• [GIVEN INSTRUCTION] Your task is to give the listing below back word for word, pictures excluded.

---

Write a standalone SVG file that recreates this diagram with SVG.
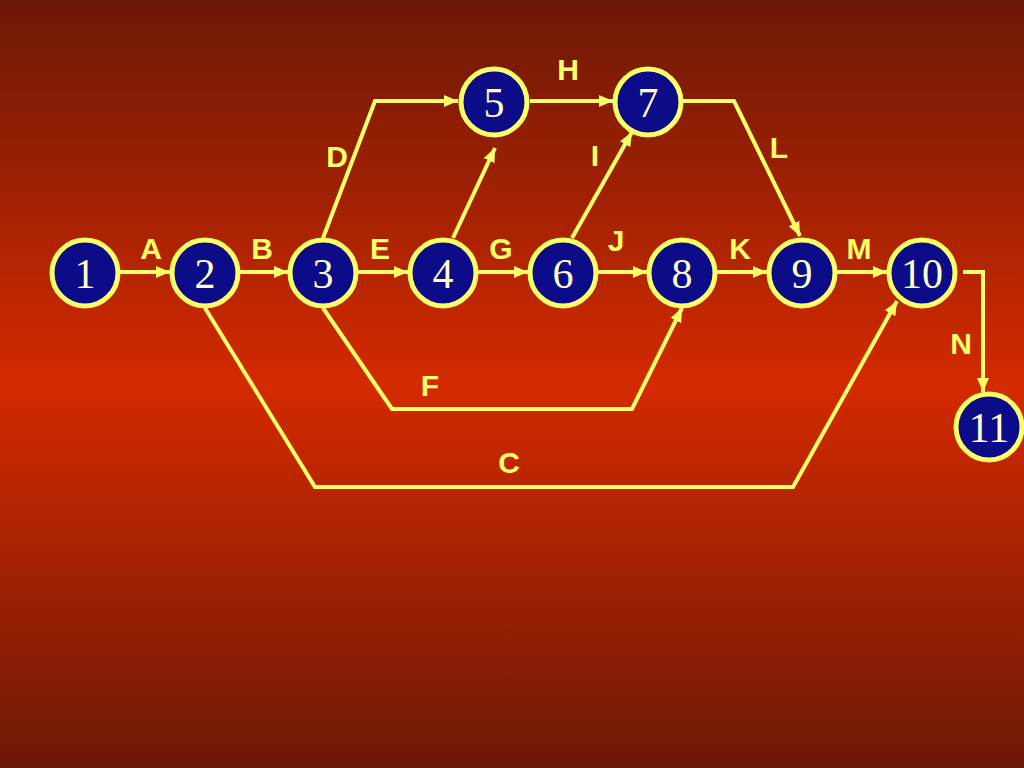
<svg xmlns="http://www.w3.org/2000/svg" width="1024" height="768" viewBox="0 0 1024 768">
<defs>
<linearGradient id="bg" x1="0" y1="0" x2="0" y2="1">
<stop offset="0" stop-color="#6c1806"/>
<stop offset="0.5" stop-color="#d42a00"/>
<stop offset="1" stop-color="#6c1806"/>
</linearGradient>
<marker id="arr" viewBox="0 0 14 12" refX="14" refY="6" markerWidth="14" markerHeight="12" markerUnits="userSpaceOnUse" orient="auto">
<path d="M0,0 L14,6 L0,12 Z" fill="#ffff66"/>
</marker>
<style>
.node circle{fill:#0c0c88;stroke:#ffff66;stroke-width:5}
.node text{font-family:"Liberation Serif","Times New Roman",serif;font-size:42px;fill:#ffffcc;text-anchor:middle}
#connectors path{fill:none;stroke:#ffff66;stroke-width:4;marker-end:url(#arr)}
.lbl{font-family:"Liberation Sans",Arial,sans-serif;font-weight:bold;font-size:30px;fill:#ffff66;text-anchor:middle}
</style>
</defs>
<rect width="1024" height="768" fill="url(#bg)"/>
<g id="connectors">
<path d="M120,272 L170,272"/>
<path d="M240,272 L288,272"/>
<path d="M358,272 L408,272"/>
<path d="M478,272 L528,272"/>
<path d="M598,272 L647,272"/>
<path d="M717,272 L767,272"/>
<path d="M837,272 L887,272"/>
<path d="M963,272 L983,272 L983,392"/>
<path d="M323,238 L375,101 L458,101"/>
<path d="M530,101 L613,101"/>
<path d="M683,101 L734,101 L800,236"/>
<path d="M453,238 L495,148"/>
<path d="M572,238 L632,132"/>
<path d="M323,308 L392,409 L632,409 L682,308"/>
<path d="M205,308 L315,487 L793,487 L897,301"/>
</g>
<g id="labels">
<text class="lbl" x="151" y="259">A</text>
<text class="lbl" x="262" y="259">B</text>
<text class="lbl" x="380" y="259">E</text>
<text class="lbl" x="501" y="259">G</text>
<text class="lbl" x="616" y="251">J</text>
<text class="lbl" x="740" y="259">K</text>
<text class="lbl" x="859" y="259">M</text>
<text class="lbl" x="568" y="80">H</text>
<text class="lbl" x="337" y="167">D</text>
<text class="lbl" x="595" y="166">I</text>
<text class="lbl" x="779" y="158">L</text>
<text class="lbl" x="961" y="354">N</text>
<text class="lbl" x="430" y="396">F</text>
<text class="lbl" x="509" y="473">C</text>
</g>
<g id="n1" class="node"><circle cx="85" cy="273" r="33"/><text x="85" y="288">1</text></g>
<g id="n2" class="node"><circle cx="205" cy="273" r="33"/><text x="205" y="288">2</text></g>
<g id="n3" class="node"><circle cx="323" cy="273" r="33"/><text x="323" y="288">3</text></g>
<g id="n4" class="node"><circle cx="443" cy="273" r="33"/><text x="443" y="288">4</text></g>
<g id="n6" class="node"><circle cx="563" cy="273" r="33"/><text x="563" y="288">6</text></g>
<g id="n8" class="node"><circle cx="682" cy="273" r="33"/><text x="682" y="288">8</text></g>
<g id="n9" class="node"><circle cx="802" cy="273" r="33"/><text x="802" y="288">9</text></g>
<g id="n10" class="node"><circle cx="922" cy="273" r="33"/><text x="922" y="288">10</text></g>
<g id="n11" class="node"><circle cx="989" cy="427" r="33"/><text x="989" y="442">11</text></g>
<g id="n5" class="node"><circle cx="494" cy="102" r="33"/><text x="494" y="117">5</text></g>
<g id="n7" class="node"><circle cx="648" cy="102" r="33"/><text x="648" y="117">7</text></g>
</svg>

---

• [EXPECTED ANSWER]
Write a standalone SVG file that recreates this diagram with SVG.
<svg xmlns="http://www.w3.org/2000/svg" width="1024" height="768" viewBox="0 0 1024 768">
<defs>
<linearGradient id="bg" x1="0" y1="0" x2="0" y2="1">
<stop offset="0" stop-color="#6c1806"/>
<stop offset="0.5" stop-color="#d42a00"/>
<stop offset="1" stop-color="#6c1806"/>
</linearGradient>
<marker id="arr" viewBox="0 0 14 12" refX="14" refY="6" markerWidth="14" markerHeight="12" markerUnits="userSpaceOnUse" orient="auto">
<path d="M0,0 L14,6 L0,12 Z" fill="#ffff66"/>
</marker>
<style>
.node circle{fill:#0c0c88;stroke:#ffff66;stroke-width:5}
.node text{font-family:"Liberation Serif","Times New Roman",serif;font-size:42px;fill:#ffffcc;text-anchor:middle}
#connectors path{fill:none;stroke:#ffff66;stroke-width:4;marker-end:url(#arr)}
.lbl{font-family:"Liberation Sans",Arial,sans-serif;font-weight:bold;font-size:30px;fill:#ffff66;text-anchor:middle}
</style>
</defs>
<rect width="1024" height="768" fill="url(#bg)"/>
<g id="connectors">
<path d="M120,272 L170,272"/>
<path d="M240,272 L288,272"/>
<path d="M358,272 L408,272"/>
<path d="M478,272 L528,272"/>
<path d="M598,272 L647,272"/>
<path d="M717,272 L767,272"/>
<path d="M837,272 L887,272"/>
<path d="M963,272 L983,272 L983,392"/>
<path d="M323,238 L375,101 L458,101"/>
<path d="M530,101 L613,101"/>
<path d="M683,101 L734,101 L800,236"/>
<path d="M453,238 L495,148"/>
<path d="M572,238 L632,132"/>
<path d="M323,308 L392,409 L632,409 L682,308"/>
<path d="M205,308 L315,487 L793,487 L897,301"/>
</g>
<g id="labels">
<text class="lbl" x="151" y="259">A</text>
<text class="lbl" x="262" y="259">B</text>
<text class="lbl" x="380" y="259">E</text>
<text class="lbl" x="501" y="259">G</text>
<text class="lbl" x="616" y="251">J</text>
<text class="lbl" x="740" y="259">K</text>
<text class="lbl" x="859" y="259">M</text>
<text class="lbl" x="568" y="80">H</text>
<text class="lbl" x="337" y="167">D</text>
<text class="lbl" x="595" y="166">I</text>
<text class="lbl" x="779" y="158">L</text>
<text class="lbl" x="961" y="354">N</text>
<text class="lbl" x="430" y="396">F</text>
<text class="lbl" x="509" y="473">C</text>
</g>
<g id="n1" class="node"><circle cx="85" cy="273" r="33"/><text x="85" y="288">1</text></g>
<g id="n2" class="node"><circle cx="205" cy="273" r="33"/><text x="205" y="288">2</text></g>
<g id="n3" class="node"><circle cx="323" cy="273" r="33"/><text x="323" y="288">3</text></g>
<g id="n4" class="node"><circle cx="443" cy="273" r="33"/><text x="443" y="288">4</text></g>
<g id="n6" class="node"><circle cx="563" cy="273" r="33"/><text x="563" y="288">6</text></g>
<g id="n8" class="node"><circle cx="682" cy="273" r="33"/><text x="682" y="288">8</text></g>
<g id="n9" class="node"><circle cx="802" cy="273" r="33"/><text x="802" y="288">9</text></g>
<g id="n10" class="node"><circle cx="922" cy="273" r="33"/><text x="922" y="288">10</text></g>
<g id="n11" class="node"><circle cx="989" cy="427" r="33"/><text x="989" y="442">11</text></g>
<g id="n5" class="node"><circle cx="494" cy="102" r="33"/><text x="494" y="117">5</text></g>
<g id="n7" class="node"><circle cx="648" cy="102" r="33"/><text x="648" y="117">7</text></g>
</svg>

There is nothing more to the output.